Le livre s’ouvre fort joliment sur un vol d’étourneaux dans le ciel, formant un ballet qui change sans cesse, comme s’ils communiquaient entre eux, peut-être ma mémoire d’une précédente migration. Recherchent-ils la même chose que les hommes sur le chemin des migrations ?
Ce vol d’étourneaux, comme une phrase dans l’esprit, déclenche une réflexion à l’auteure sur ses lointains ancêtres : ses trisaïeuls et leur fils, coolies qui ont quitté leur Inde natale à la recherche d’une vie meilleure. Débarqués à Port-Louis, capitale de l’île Maurice, en 1872, ils sont aussitôt déshumanisés : on leur attribue un numéro 358444, 358445 et 358448 et leur nouvelle vie commence.
"La déshumanisation immédiate due provoque l’attribution d’un numéro à un être humain ne l’échappe pas. C’est un couperet qui marque l’avant et l’après ; c’est une marque au fer rouge qu’on applique, brûlante et grésillante".
On va suivre la famille sur plusieurs générations, au rythme des naissances, mariages, modification du statut, etc. Nathacha Appanah, est née elle-même sur l’île et y a vécu jusqu’à l’âge de six ans.
J’ai beaucoup aimé ce récit, qui nous raconte la dureté de l’exil, la langue que l’on perd en même que l’identité, le dur travail dans les champs de canne à sucre, la dureté des colons. Elle évoque aussi le silence, les anciens parlent peu du pays et de la culture qu’ils ont dû abandonner derrière eux.
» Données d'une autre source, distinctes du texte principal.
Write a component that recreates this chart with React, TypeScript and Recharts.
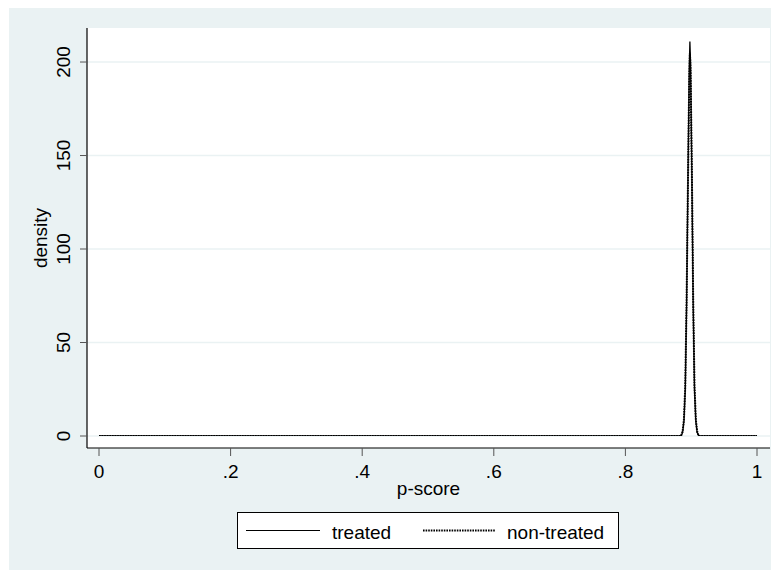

Peu à peu les souvenirs s’éloignent pour aboutir à ce que Nathacha Appanah appelle fort joliment « la mémoire délavée » et qu’elle tente de restaurer par l’écriture.
J’ai particulièrement aimé les grands-parents de l’auteure, leur opiniâtreté, leur volonté d’avancer, sans courber le dos, ce qui leur vaudra un exil dans un autre village, en particulier la grand-mère qui refuse de déclarer la poliomyélite de son fils, car cela entraînerait une stigmatisation, le soignant avec des plantes, selon sa médecine traditionnelle.
Nathacha Appanah a illustré son récit, avec des photographies, en noir et blanc, de Port-Louis, des bateaux, de la famille.
L’auteure nous raconte l’intime, avec pudeur et poésie, sans qu’on se sente voyeur, on partage son histoire, on imagine la terre de Maurice, les odeurs, et il est difficile, très difficile même de partager son ressenti, tant l’auteure nous donne l’impression que ces lignes sont une longue confidence entre elle et nous.
Je connais un peu l’histoire de l’île Maurice, grâce aux écrits d’un de mes auteurs préférés : J.M.G. Le Clézio, via l’irruption brutale des colons, d’extermination des dodos, mais je ne connaissais pas cet épisode de l’engagement au cours duquel, les coolies sont venus remplacer les esclaves noirs.
J’ai eu beaucoup de plaisir à retrouver la plume de l’auteure que j’ai découverte avec « Tropique de la violence » que j’ai beaucoup aimé.